Sainsbury’s has warned rising costs will hit its profits in the coming months. But the supermarket chain has said it is trying not to pass on the increases to customers by putting up prices.
Over the last year rising costs have whittled away its profits, and figures just released show that before tax, they dropped 8.2%, down to £503m.
Sainsbury’s chief executive Mike Coupe said: “We’ve manage to work with our suppliers and reduce our own costs.”
But Sainsbury’s predicts that its costs will go on rising by 2% to 3% over the next 12 months, largely because of the fall in the value of the pound which makes imported goods more expensive.
As a result, it forecasts that underlying profits in the next six months will be lower than in the last six months.
Mr Coupe told the BBC: “We’ve done a brilliant job of reducing the impact of the currency movements on our customers.”
“We’ve seen a minor tick-up in inflation, but we’ll continue to look to not pass on the price increases that we see coming through.”
Meanwhile, the slow growth in wages is also having an effect on customers’ shopping habits.
Group sales in stores open for more than a year fell 1%.
Sainsbury’s said that general merchandise and clothing sales growth had been hit by reduced consumer confidence and a marked slowdown in real pay growth.
Chief financial officer Kevin O’Byrne told Bloomberg TV: “People are predicting real wages are going to get squeezed further and we are going to have to work harder to keep customers coming through our doors.”
Sainsbury’s bought the Home Retail Group which includes the Argos and Habitat brands for £1.4bn last year. These are the first accounts to show their impact on the whole group.
Once their sales are added in, overall group sales increased 12.7%
Merging the operations has produced cost savings of £130m and a profit contribution from Argos of £77m.
Mr Coupe said: “We have opened 59 Argos Digital stores in Sainsbury’s supermarkets and they are performing well. We are therefore accelerating our plan to open a total of 250 Argos Digital stores in Sainsbury’s supermarkets.”
“We continue to find ways to simplify our business and reduce costs. We are on track to deliver our three-year £500m cost saving programme by the end of 2017-18 and we will deliver a further £500m of cost savings over three years from 2018-19.”

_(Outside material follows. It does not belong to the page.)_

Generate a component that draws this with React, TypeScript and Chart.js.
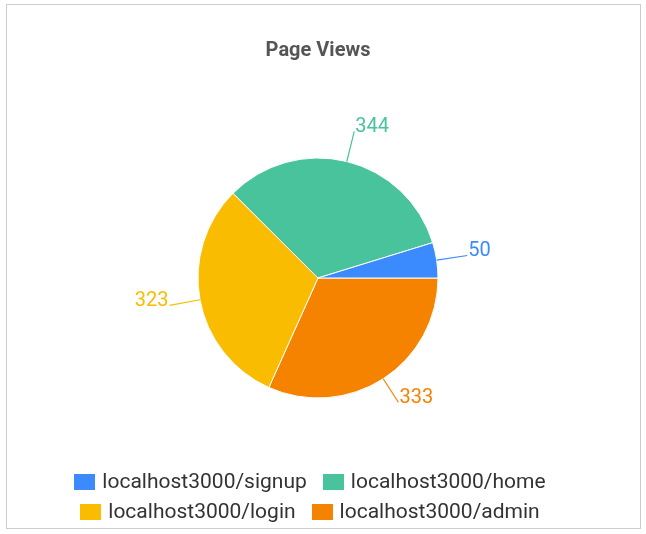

Sainsbury’s is also seeing a change in shopping habits, with customers making more trips to smaller stores, but spending less on each trip. Sales in Sainsbury’s convenience stores grew more than 6%, while those in its big supermarkets fell 2%.
The supermarket is also facing pressure from discounters like Aldi and Lidl.
Research group Kantar released a report showing Sainsbury’s market share slipped from 16.5% to 16.1% of the UK market in the 12 weeks to 23 April. It has the second largest market share, behind Tesco with 27.5%.
Asked whether Sainsbury’s would ever catch up Tesco, Mr Coupe told the BBC: “I think that’ll be a long time coming , but the acquisition of the Home Retail Group has added quite a lot to our top line, and our market share has been remarkably resilient.”
Neil Wilson, senior market analyst at ETX Capital, said: “Sainsbury’s faces a squeeze on several fronts.
“On one side, there are discounters like Aldi and Lidl crushing prices and stealing market share, while Tesco and Morrisons are both in the middle of strong turnaround programmes that are leaving Sainsbury’s trailing.”
Sainsbury’s shares were the biggest faller on the London FTSE 100 index, dropping more than 2% in the first 20 minutes of trade.
The full-year dividend paid to shareholders has been reduced by 15.7% to 10.2p a share.